Marianne Rosenberg, a partner at Squire Sanders law firm in New York, has signed a lease on a space measuring around 1,500 sq. ft in the ground floor of a townhouse on East 66th Street between Madison and Fifth Avenue, in what was formerly the home of the Dickinson Gallery. The gallery, Rosenberg & Co, is scheduled to open on 7 March and will focus on the secondary Modern market, and also work with contemporary artists.
The first exhibition, “Inspired by History”, will include a range of works referring to the family’s personal history and cultural influence. “My family established their businesses in Paris in the early 20th century and thereafter forged exclusive relationships with artists such as Pablo Picasso—whom my grandfather Paul Rosenberg represented for over two decades—Braque, Matisse, many prominent Cubist artists, Giacomo Manzù, Peter Kinley, just to name a few,” Marianne Rosenberg says. “The inaugural exhibition will celebrate the works and artists from those early periods onwards to the 1980s, and will showcase pieces that are directly part of the history.” The exhibition runs until 25 April.

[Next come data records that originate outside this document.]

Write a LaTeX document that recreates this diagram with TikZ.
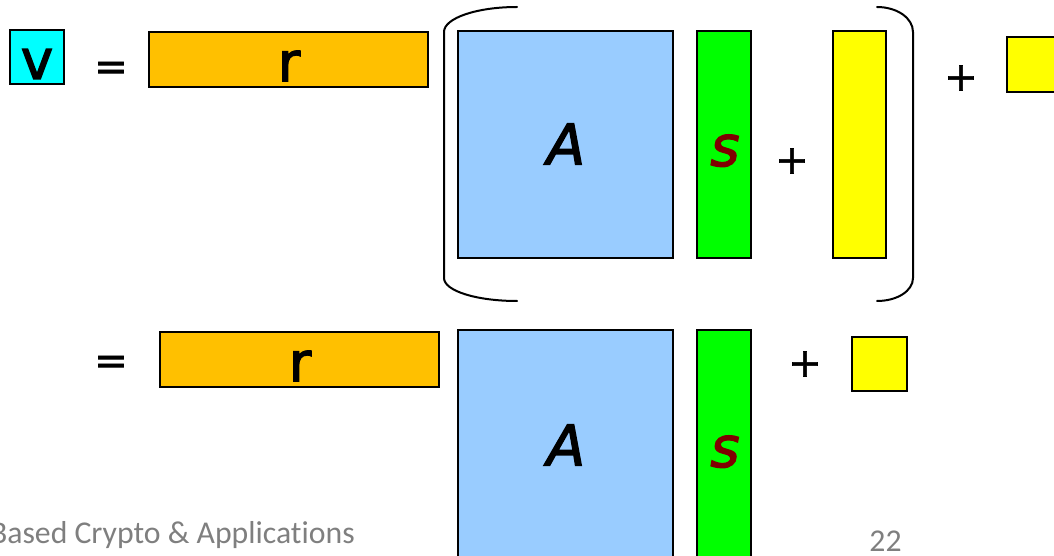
\documentclass[tikz,border=0pt]{standalone}
\usepackage{fontspec}
\setmainfont{Carlito}[Ligatures=CommonOff]
\newfontfamily\glyphfont[FakeBold=2.4]{DejaVu Sans}
\newfontfamily\opfont[FakeBold=1.6]{DejaVu Sans}

\definecolor{vcyan}{HTML}{00FFFF}
\definecolor{rorange}{HTML}{FFC000}
\definecolor{ablue}{HTML}{99CCFF}
\definecolor{sgreen}{HTML}{00FF00}
\definecolor{eyellow}{HTML}{FFFF00}
\definecolor{smaroon}{HTML}{800000}
\definecolor{footgray}{HTML}{7F7F7F}

\begin{document}
\begin{tikzpicture}[x=0.75pt,y=-0.75pt,
  cell/.style={draw=black, line width=1.2pt},
  sym/.style={font=\glyphfont\fontsize{41}{41}\selectfont, inner sep=0pt},
  slantsym/.style={font=\glyphfont\itshape\fontsize{42}{42}\selectfont, inner sep=0pt},
  op/.style={font=\opfont\fontsize{30}{30}\selectfont, inner sep=0pt},
  paren/.style={line width=1.5pt, line cap=round},
  foot/.style={font=\fontsize{23.8}{23.8}\selectfont, text=footgray, inner sep=0pt}]

\useasboundingbox (0,0) rectangle (1054,556);
\clip (0,0) rectangle (1054,556);

% first line: v = r ( A s + e ) + e'
\draw[cell, fill=vcyan] (10,30) rectangle (64,84);
\node[sym] (v) at (37,64) {v};
\node[op] (eqtop) at (111,71) {=};
\draw[cell, fill=rorange] (149,32) rectangle (428,87);
\node[sym] (rtop) at (289,66) {r};

\draw[paren] (517,7) .. controls (477,7) and (444,18) .. (444,32)
  -- (444,278) .. controls (444,291) and (477,301) .. (517,301);
\draw[paren] (877,7) .. controls (897,7) and (913,18) .. (913,32)
  -- (913,278) .. controls (913,291) and (897,301) .. (877,301);

\draw[cell, fill=ablue] (458,31) rectangle (673,258);
\node[slantsym] (Atop) at (566,144) {A};
\draw[cell, fill=sgreen] (697,31) rectangle (751,258);
\node[slantsym, text=smaroon, anchor=base] (stop) at (725,166) {s};
\node[op] (plusin) at (792,161) {+};
\draw[cell, fill=eyellow] (833,31) rectangle (886,258);
\node[op] (plustop) at (961,78) {+};
\draw[cell, fill=eyellow] (1007,37) rectangle (1062,92);

% second line: = r A s + e''
\node[op] (eqbot) at (111,365) {=};
\draw[cell, fill=rorange] (160,332) rectangle (439,387);
\node[sym] (rbot) at (300,366) {r};
\draw[cell, fill=ablue] (458,330) rectangle (673,600);
\node[slantsym] (Abot) at (566,445) {A};
\draw[cell, fill=sgreen] (697,330) rectangle (751,600);
\node[slantsym, text=smaroon, anchor=base] (sbot) at (725,467) {s};
\node[op] (plusbot) at (805,364) {+};
\draw[cell, fill=eyellow] (852,337) rectangle (907,391);

% footer
\node[foot, anchor=base east] (title) at (355,543) {Based Crypto \& Applications};
\node[foot, anchor=base] (page) at (885.5,551) {22};
\end{tikzpicture}
\end{document}
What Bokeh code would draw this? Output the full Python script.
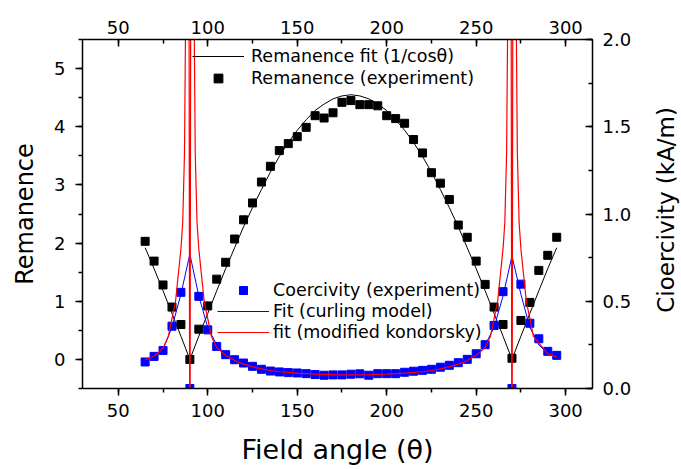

Many of the paintings, sculptures and works on paper in the exhibition will be for sale, except those with sentimental value for the family such as Still Life with Knife, Glass, and Fruit, 1919, a drawing that the artist Juan Gris dedicated to Léonce Rosenberg, Marianne’s great-uncle, or an invitation to her grandfather’s gallery, which was designed by Pablo Picasso in 1919.
Marianne’s grandfather Paul Rosenberg was part of an art-dealing dynasty that included his father, Alexandre, and brother, Léonce. He was known for promoting Modern art after the First World War.
But, with the Second World War on the horizon in the 1930s, Paul made plans to relocate his collection and leave Paris. He opened a gallery in New York in 1940, but was unsuccessful in getting his entire collection to safety: the Nazis confiscated around 400 works for Hitler’s planned Führermuseum in Austria. The family has been tireless in its efforts to find the missing works, and it is estimated that they have recouped around 340 pieces. None of the works in the show are among those confiscated by the Nazis.
“By opening Rosenberg & Co. I have a great opportunity to honour my family’s heritage and their legacy in the history of art dealers,” Marianne Rosenberg says. “I look forward to beginning a new chapter in my family’s tradition of supporting contemporary artists.”